Truth in the Crosshairs
Even if you could train a machine learning algorithm with the entirety of human knowledge up to a given point in time, there would be no guarantee that it would not incorrectly flag a legitimate breaking news story as fake in the future. That’s because news, by its very nature, is adding to the corpus of human knowledge.
AI technology, for all its progress, still cannot accurately interpret the actual meanings of complex phrases; that capability is still five to 10 years away, Zuckerberg predicted last year. So to assume that an algorithm can correctly identify fake news means that it must be able to correctly determine whether a collection of words reflects the truth or not. That is a tall order in our complex world. In fact, it may never be accomplished.
That’s not to say that progress can’t be made against fake news. As Schmarzo says, not all news stories have equal value, so one doesn’t need to boil the ocean by fighting every instance of fake news.
“One of the hard things that Facebook needs to look at is that stories that say Elvis Presley is still alive and working at a burger stop in Michigan. You know what? Who cares?” he says. “The cost of a false story on Elvis is zero. It’s immaterial, unless you own a burger place in Michigan.
“However, a false story about a presidential candidate or congressional nominee or police officer–these have a lot more weight to them,” he continues. “Those are really serious. You can leverage AI and text mining to flag those stories that are meaningful and have ramifications.”
And finally, consumers of news themselves need to be more critical of news stories themselves.
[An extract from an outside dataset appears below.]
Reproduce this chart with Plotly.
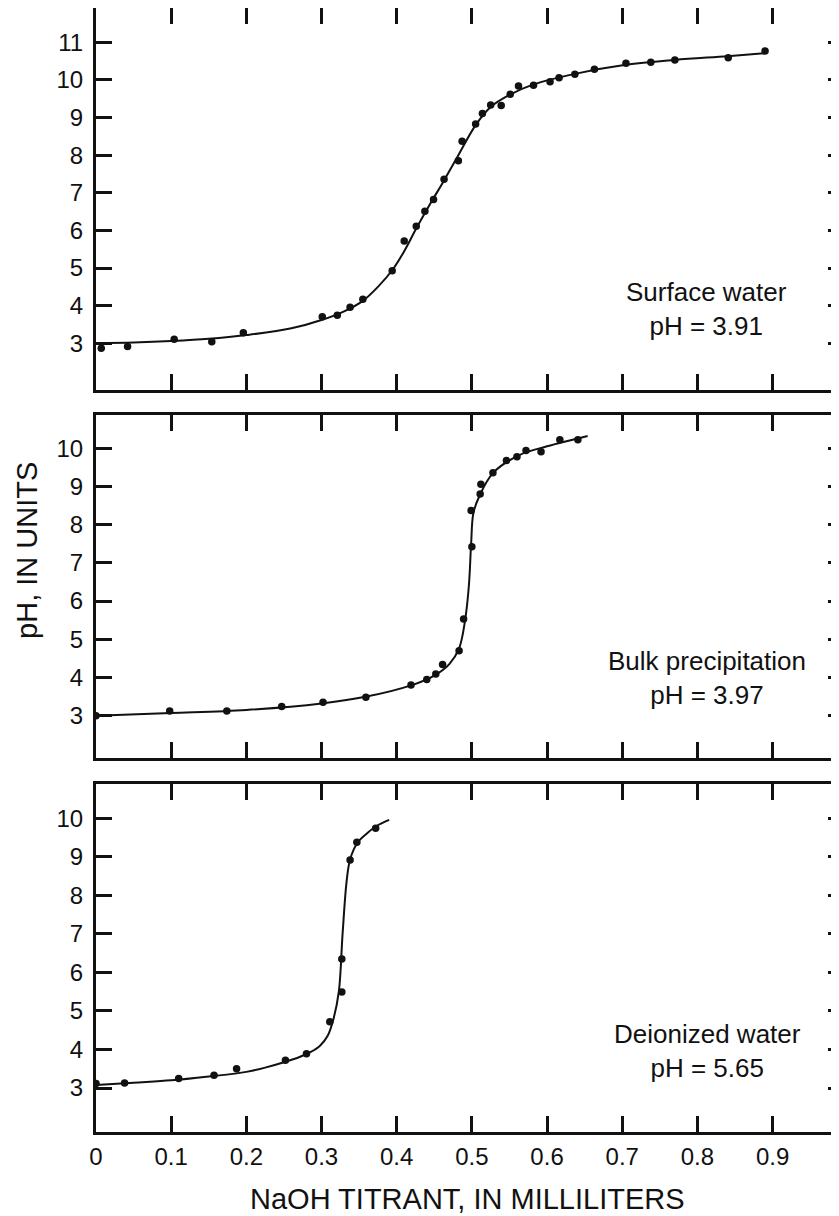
import plotly.graph_objects as go

# ---- data ----
sw_x = [0.007, 0.042, 0.104, 0.154, 0.196, 0.301, 0.321, 0.338, 0.355, 0.394, 0.410, 0.426,
        0.4375, 0.449, 0.463, 0.482, 0.487, 0.505, 0.514, 0.525, 0.539, 0.551, 0.562, 0.582,
        0.604, 0.616, 0.637, 0.663, 0.705, 0.738, 0.770, 0.841, 0.890]
sw_y = [2.87, 2.92, 3.11, 3.04, 3.28, 3.71, 3.75, 3.96, 4.17, 4.93, 5.72, 6.11,
        6.51, 6.82, 7.36, 7.85, 8.37, 8.83, 9.11, 9.33, 9.32, 9.62, 9.84, 9.86,
        9.95, 10.06, 10.15, 10.28, 10.44, 10.47, 10.53, 10.59, 10.77]
sw_cx = [0, 0.05, 0.1, 0.15, 0.2, 0.26, 0.3, 0.33, 0.355, 0.375, 0.395, 0.41, 0.426, 0.445,
         0.463, 0.482, 0.505, 0.525, 0.55, 0.582, 0.637, 0.705, 0.77, 0.84, 0.89]
sw_cy = [3.0, 3.02, 3.06, 3.12, 3.22, 3.4, 3.62, 3.85, 4.13, 4.5, 4.97, 5.45, 6.05, 6.72,
         7.33, 8.0, 8.8, 9.28, 9.6, 9.88, 10.16, 10.4, 10.53, 10.63, 10.71]

bp_x = [0.0, 0.098, 0.174, 0.247, 0.302, 0.359, 0.419, 0.440, 0.452, 0.461, 0.483, 0.489,
        0.499, 0.500, 0.511, 0.512, 0.528, 0.546, 0.560, 0.572, 0.592, 0.617, 0.641]
bp_y = [3.0, 3.12, 3.12, 3.24, 3.35, 3.48, 3.80, 3.95, 4.09, 4.34, 4.70, 5.53,
        8.37, 7.42, 8.80, 9.06, 9.36, 9.68, 9.78, 9.94, 9.91, 10.22, 10.22]
bp_cx = [0, 0.1, 0.2, 0.3, 0.36, 0.42, 0.45, 0.47, 0.483, 0.491, 0.496, 0.499, 0.502, 0.51,
         0.528, 0.563, 0.6, 0.654]
bp_cy = [3.0, 3.07, 3.15, 3.32, 3.5, 3.8, 4.05, 4.35, 4.76, 5.5, 6.4, 7.5, 8.3, 8.75,
         9.35, 9.82, 10.05, 10.32]

dw_x = [0.0, 0.038, 0.110, 0.157, 0.187, 0.252, 0.280, 0.311, 0.327, 0.327, 0.338, 0.347, 0.372]
dw_y = [3.12, 3.13, 3.25, 3.33, 3.50, 3.72, 3.89, 4.72, 5.49, 6.35, 8.92, 9.38, 9.74]
dw_cx = [0, 0.05, 0.1, 0.15, 0.2, 0.225, 0.25, 0.27, 0.285, 0.298, 0.308, 0.316, 0.323, 0.328,
         0.333, 0.337, 0.343, 0.35, 0.36, 0.373, 0.39]
dw_cy = [3.08, 3.14, 3.2, 3.3, 3.42, 3.53, 3.67, 3.8, 3.93, 4.1, 4.35, 4.8, 5.5, 7.0,
         8.3, 8.85, 9.2, 9.42, 9.6, 9.8, 9.96]

labels = ["Surface water<br>pH = 3.91", "Bulk precipitation<br>pH = 3.97",
          "Deionized water<br>pH = 5.65"]
label_x = [0.8125, 0.8125, 0.814]
label_y = [3.91, 3.99, 3.95]

x_ticks = [0, 0.1, 0.2, 0.3, 0.4, 0.5, 0.6, 0.7, 0.8, 0.9]
x_ticktext = ["0", "0.1", "0.2", "0.3", "0.4", "0.5", "0.6", "0.7", "0.8", "0.9"]
y_ticks = [[3, 4, 5, 6, 7, 8, 9, 10, 11], [3, 4, 5, 6, 7, 8, 9, 10], [3, 4, 5, 6, 7, 8, 9, 10]]
y_ranges = [[1.76, 11.91], [1.9, 10.87], [1.86, 10.89]]
domains = [[0.6601, 1.0], [0.333, 0.6379], [0.0, 0.3096]]
x_range = [0, 0.995]

FONT = "Liberation Sans, Arial, Helvetica, sans-serif"
BLACK = "#111111"

panels = [(sw_x, sw_y, sw_cx, sw_cy), (bp_x, bp_y, bp_cx, bp_cy), (dw_x, dw_y, dw_cx, dw_cy)]

fig = go.Figure()
# page body has an 8px margin; the right frame edge falls just outside the window
layout = dict(
    template="none",
    width=839, height=1208,
    margin=dict(l=88, r=3, t=0, b=84, pad=0, autoexpand=False),
    paper_bgcolor="white", plot_bgcolor="white",
    showlegend=False,
    font=dict(family=FONT, color=BLACK),
)

for i, (px, py, cx, cy) in enumerate(panels):
    n = i + 1
    xa = "x" if n == 1 else f"x{n}"
    ya = "y" if n == 1 else f"y{n}"
    fig.add_trace(go.Scatter(x=cx, y=cy, mode="lines",
                             line=dict(color=BLACK, width=2, shape="spline", smoothing=1.0),
                             xaxis=xa, yaxis=ya, hoverinfo="skip"))
    fig.add_trace(go.Scatter(x=px, y=py, mode="markers", marker=dict(color=BLACK, size=7.5),
                             xaxis=xa, yaxis=ya))

    layout[f"xaxis{'' if n == 1 else n}"] = dict(
        domain=[0, 1], anchor=ya, range=x_range, showgrid=False, zeroline=False,
        automargin=False,
        showline=True, linecolor=BLACK, linewidth=3, mirror="ticks",
        ticks="inside", ticklen=16, tickwidth=2.5, tickcolor=BLACK,
        tickmode="array", tickvals=x_ticks, ticktext=x_ticktext,
        showticklabels=(n == 3), tickfont=dict(size=24, family=FONT, color=BLACK),
        ticklabelstandoff=1,
    )
    layout[f"yaxis{'' if n == 1 else n}"] = dict(
        domain=domains[i], anchor=xa, range=y_ranges[i], showgrid=False, zeroline=False,
        automargin=False,
        showline=True, linecolor=BLACK, linewidth=3, mirror="ticks",
        ticks="inside", ticklen=16, tickwidth=2.5, tickcolor=BLACK,
        tickmode="array", tickvals=y_ticks[i], tickfont=dict(size=24, family=FONT, color=BLACK),
        ticklabelstandoff=5,
    )

fig.update_layout(**layout)

for i in range(3):
    n = i + 1
    fig.add_annotation(text=labels[i], x=label_x[i], y=label_y[i],
                       xref="x" if n == 1 else f"x{n}", yref="y" if n == 1 else f"y{n}",
                       showarrow=False, font=dict(size=26, family=FONT, color=BLACK),
                       align="center", xanchor="center", yanchor="middle")

fig.add_annotation(text="NaOH TITRANT, IN MILLILITERS", xref="paper", yref="paper",
                   x=0.496, y=-0.0596, showarrow=False, xanchor="center", yanchor="middle",
                   font=dict(size=29, family=FONT, color=BLACK))
fig.add_annotation(text="pH, IN UNITS", xref="paper", yref="paper", textangle=-90,
                   x=-0.0922, y=0.517, showarrow=False, xanchor="center", yanchor="middle",
                   font=dict(size=29, family=FONT, color=BLACK))

fig.write_html("out.html")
They need to understand that, short of implementing draconian rules governing the distribution of information like they have in China, there’s no central source for “truth” on the Internet. It’s the Wild West out there.
People are free to explore information about anything they want, and are free to post anything they want, with a few exceptions. The role of the newspaper editor as your friendly neighborhood gatekeeper to pertinent information about your town and the world has basically been obliterated, replaced by Facebook feeds, Twitter posts, and Google News. There’s no way that AI can eliminate all instances of fake news on these sites, so some of the burden falls to readers to be more wary about what they read in their pursuit of becoming an informed citizen and voter.